# Invasion of the black tomcats **Update - good news!**



## Jet Green (Nov 28, 2005)

A few nights ago, I found a black shorthair tomcat on my porch. He was very vocal, but also very timid, and wouldn't let me come near. Eventually I managed to catch him in my Havahart trap.  I put him in my dog crate (while he hollered up a storm -- he's _very _vocal), made a neuter appointment, and named him Stephen. 

So I was quite startled the next night when I came out on the porch and found the same timid black cat yowling at me. I ran back to check the crate, certain he had escaped -- but no, it was a second, almost identical cat! This one has a small white locket on his chest, and happily, appears to be already fixed. I named him Greg.

Stephen and Greg will be joining other neighborhood tomcats Rocky (black with white locket), Stuart (all black), Robert (black with white locket), Tom (all-black longhair). Recent neighbors have also included Toshiro (all black), Buddy (all black), and Cosmo (all-black longhair).

Everytime we think we've reached our statistical maximum of black tomcats, more show up.
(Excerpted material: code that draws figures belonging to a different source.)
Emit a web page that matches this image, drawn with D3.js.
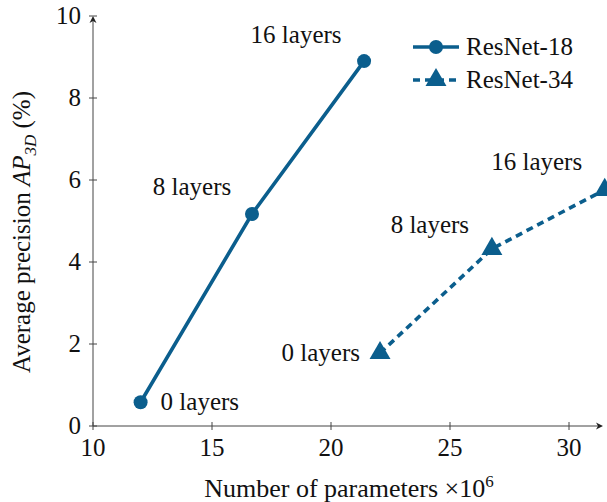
<!DOCTYPE html>
<html><head><meta charset="utf-8">
<script src="https://cdn.jsdelivr.net/npm/d3@7"></script>
<style>body{margin:0;background:#fff}svg{display:block}text{font-family:"Liberation Serif","DejaVu Serif",serif;fill:#111}</style>
</head><body>
<script>
const xTicks = [10, 15, 20, 25, 30];
const yTicks = [0, 2, 4, 6, 8, 10];
const r18Params = [12.0, 16.68, 21.39];
const r18AP = [0.58, 5.17, 8.9];
const r34Params = [22.06, 26.76, 31.5];
const r34AP = [1.78, 4.32, 5.76];
const layerLabels = ["0 layers", "8 layers", "16 layers"];
const seriesNames = ["ResNet-18", "ResNet-34"];

const W = 607, H = 502, color = "#0b5e8d";
const FS = 25, TFS = 25, LW = 3.6;
const svg = d3.select("body").append("svg").attr("width", W).attr("height", H);
const x = d3.scaleLinear().domain([10, 30]).range([93, 569]);
const y = d3.scaleLinear().domain([0, 10]).range([426, 16]);

// axes
const axCol = "#444";
const gx = svg.append("g");
gx.append("line").attr("x1", x(10)).attr("x2", 600).attr("y1", y(0)).attr("y2", y(0)).attr("stroke", axCol);
gx.append("path").attr("d", `M603,${y(0)} l-7,-3.5 l2,3.5 l-2,3.5 z`).attr("fill", "#222");
xTicks.forEach(t => {
  gx.append("line").attr("x1", x(t)).attr("x2", x(t)).attr("y1", y(0) - 4).attr("y2", y(0) + 4).attr("stroke", axCol);
  gx.append("text").attr("x", x(t)).attr("y", y(0) + 30).attr("text-anchor", "middle").attr("font-size", TFS).text(t);
});
const gy = svg.append("g");
gy.append("line").attr("x1", x(10)).attr("x2", x(10)).attr("y1", y(0)).attr("y2", 20).attr("stroke", axCol);
gy.append("path").attr("d", `M${x(10)},16 l-3.5,7 l3.5,-2 l3.5,2 z`).attr("fill", "#222");
yTicks.forEach(t => {
  gy.append("line").attr("x1", x(10) - 4).attr("x2", x(10) + 4).attr("y1", y(t)).attr("y2", y(t)).attr("stroke", axCol);
  gy.append("text").attr("x", x(10) - 12).attr("y", y(t) + 8).attr("text-anchor", "end").attr("font-size", TFS).text(t);
});

// axis titles
const xl = svg.append("text").attr("x", 349).attr("y", 497).attr("text-anchor", "middle").attr("font-size", 26);
xl.append("tspan").text("Number of parameters ×10");
xl.append("tspan").attr("dy", -10).attr("font-size", 17).text("6");
const yl = svg.append("text").attr("transform", "translate(30,232) rotate(-90)").attr("text-anchor", "middle").attr("font-size", FS);
yl.append("tspan").text("Average precision ");
yl.append("tspan").attr("font-style", "italic").text("AP");
yl.append("tspan").attr("font-style", "italic").attr("font-size", 17).attr("dy", 6).text("3D");
yl.append("tspan").attr("dy", -6).text(" (%)");

const line = d3.line().x(d => x(d[0])).y(d => y(d[1]));
const d18 = r18Params.map((p, i) => [p, r18AP[i]]);
const d34 = r34Params.map((p, i) => [p, r34AP[i]]);

svg.append("path").datum(d18).attr("d", line).attr("fill", "none").attr("stroke", color).attr("stroke-width", LW);
svg.append("path").datum(d34).attr("d", line).attr("fill", "none").attr("stroke", color).attr("stroke-width", LW).attr("stroke-dasharray", "7,5");

svg.selectAll(".c").data(d18).enter().append("circle").attr("cx", d => x(d[0])).attr("cy", d => y(d[1])).attr("r", 7).attr("fill", color);
const tri = d3.symbol().type(d3.symbolTriangle).size(190);
svg.selectAll(".t").data(d34).enter().append("path").attr("d", tri).attr("transform", d => `translate(${x(d[0])},${y(d[1])})`).attr("fill", color);

// point labels
const lab18 = [[20, 8, "start"], [-60, -19, "middle"], [-68, -18, "middle"]];
d18.forEach((d, i) => {
  svg.append("text").attr("x", x(d[0]) + lab18[i][0]).attr("y", y(d[1]) + lab18[i][1]).attr("text-anchor", lab18[i][2]).attr("font-size", FS).text(layerLabels[i]);
});
const lab34 = [[-20, 8, "end"], [-62, -16, "middle"], [-68, -20, "middle"]];
d34.forEach((d, i) => {
  svg.append("text").attr("x", x(d[0]) + lab34[i][0]).attr("y", y(d[1]) + lab34[i][1]).attr("text-anchor", lab34[i][2]).attr("font-size", FS).text(layerLabels[i]);
});

// legend
const lg = svg.append("g");
[0, 1].forEach(i => {
  const ly = 47 + i * 33;
  lg.append("line").attr("x1", 413).attr("x2", 459).attr("y1", ly).attr("y2", ly).attr("stroke", color).attr("stroke-width", LW).attr("stroke-dasharray", i ? "7,5" : null);
  if (i === 0) lg.append("circle").attr("cx", 436).attr("cy", ly).attr("r", 7).attr("fill", color);
  else lg.append("path").attr("d", tri).attr("transform", `translate(436,${ly})`).attr("fill", color);
  lg.append("text").attr("x", 466).attr("y", ly + 8).attr("font-size", FS).text(seriesNames[i]);
});
</script>
</body></html>
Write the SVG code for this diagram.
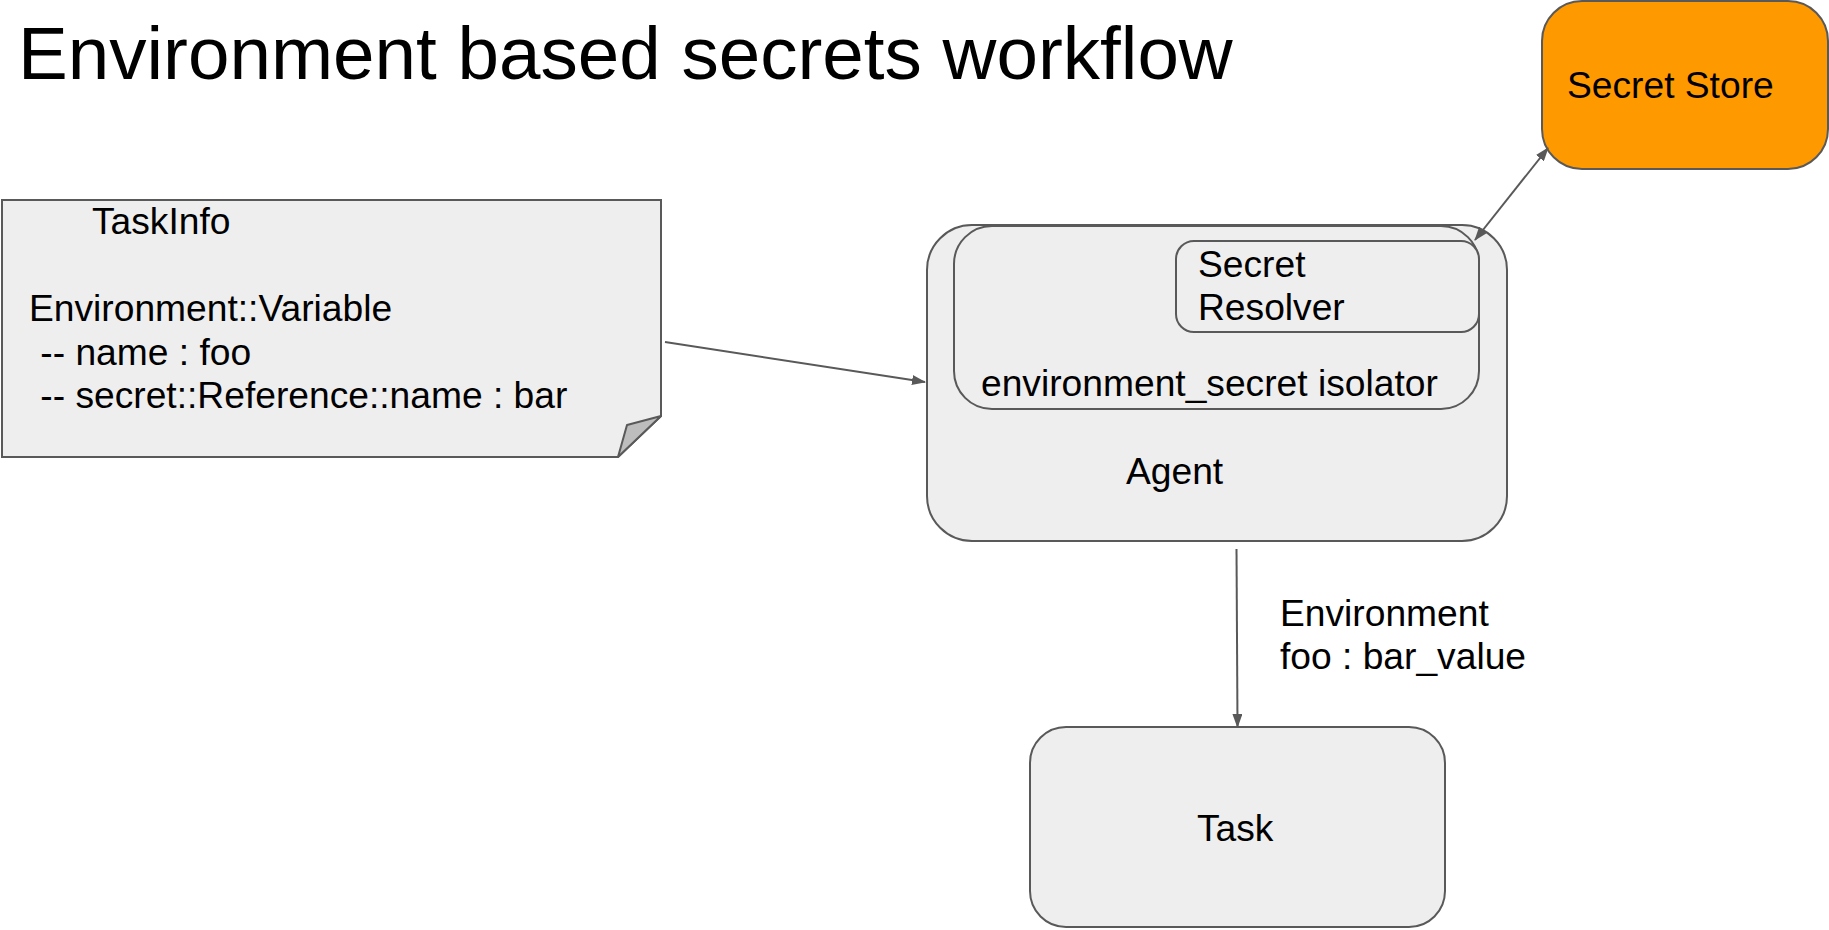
<svg xmlns="http://www.w3.org/2000/svg" width="1829" height="930" viewBox="0 0 1829 930">
  <defs>
    <style>
      text { font-family: "Liberation Sans", Arial, sans-serif; fill: #000000; }
      .title { font-size: 74.6px; }
      .label { font-size: 37.2px; }
      .box { fill: #eeeeee; stroke: #595959; stroke-width: 2; }
      .store { fill: #ff9900; stroke: #595959; stroke-width: 2; }
      .edge { fill: none; stroke: #595959; stroke-width: 2; }
    </style>
    <marker id="arrow-end" markerWidth="14" markerHeight="10" refX="13" refY="5" orient="auto" markerUnits="userSpaceOnUse">
      <path d="M0,0 L14,5 L0,10 Z" fill="#595959"/>
    </marker>
    <marker id="arrow-start" markerWidth="14" markerHeight="10" refX="1" refY="5" orient="auto" markerUnits="userSpaceOnUse">
      <path d="M14,0 L0,5 L14,10 Z" fill="#595959"/>
    </marker>
  </defs>

  <rect width="1829" height="930" fill="#ffffff"/>

  <text class="title" x="18" y="79">Environment based secrets workflow</text>

  <!-- TaskInfo note with folded corner -->
  <g id="taskinfo">
    <path class="box" d="M2,200 L661,200 L661,416 L618,457 L2,457 Z"/>
    <path d="M618,457 L627,425 L661,416 Z" fill="#bdbdbd" stroke="#595959" stroke-width="2" stroke-linejoin="round"/>
    <text class="label" x="92" y="234">TaskInfo</text>
    <text class="label" x="29" y="321">Environment::Variable</text>
    <text class="label" x="30" y="365" xml:space="preserve"> -- name : foo</text>
    <text class="label" x="30" y="408" xml:space="preserve"> -- secret::Reference::name : bar</text>
  </g>

  <!-- Agent with nested isolator and resolver -->
  <g id="agent">
    <rect class="box" x="927" y="225" width="580" height="316" rx="45" ry="45"/>
    <text class="label" x="1126" y="484">Agent</text>
  </g>
  <g id="isolator">
    <rect class="box" x="954" y="226" width="525" height="183" rx="38" ry="38"/>
    <text class="label" x="981" y="396">environment_secret isolator</text>
  </g>
  <g id="resolver">
    <rect class="box" x="1176" y="241" width="303" height="91" rx="18" ry="18"/>
    <text class="label" x="1198" y="277">Secret</text>
    <text class="label" x="1198" y="320">Resolver</text>
  </g>

  <g id="secret-store">
    <rect class="store" x="1542" y="1" width="286" height="168" rx="40" ry="40"/>
    <text class="label" x="1567" y="98">Secret Store</text>
  </g>

  <g id="task">
    <rect class="box" x="1030" y="727" width="415" height="200" rx="36" ry="36"/>
    <text class="label" x="1197" y="841">Task</text>
  </g>

  <!-- connectors -->
  <g id="connectors">
    <line class="edge" x1="665" y1="342" x2="925" y2="382" marker-end="url(#arrow-end)"/>
    <line class="edge" x1="1475" y1="240" x2="1548" y2="148" marker-start="url(#arrow-start)" marker-end="url(#arrow-end)"/>
    <line class="edge" x1="1236.5" y1="549" x2="1237.5" y2="727" marker-end="url(#arrow-end)"/>
    <text class="label" x="1280" y="626">Environment</text>
    <text class="label" x="1280" y="669">foo : bar_value</text>
  </g>
</svg>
So far all of them except Tom have been fixed, but my husband thinks they're reproducing by asexual division. :lol:


----------



## Leazie (Apr 14, 2007)

My goodness, do they have abreeding pair stashed somewhere?


----------



## Jeanie (Jun 18, 2003)

Aww...to think of all those beautiful black cats without an indoor home. You're so kind to help them, Jet!  
Maybe Stephen has some Siamese ancestors. My last black cat (of many!) was mostly Siamese, other than color, and she talked up a storm. What a personality she had! She was a little lost kitten, as most of my cats have been, and almost all have been black.


----------



## Jet Green (Nov 28, 2005)

Hmm, Greg is certainly talky, so maybe he has some Siamese in him. Stephen just cries a lot (although he's been a little happier since I moved him into a bigger dog crate).  About half of the black cats are owned by neighbors (and thankfully fixed), so they may have been imported in from other places. The other half are battle-hardened ferals and may all be related. 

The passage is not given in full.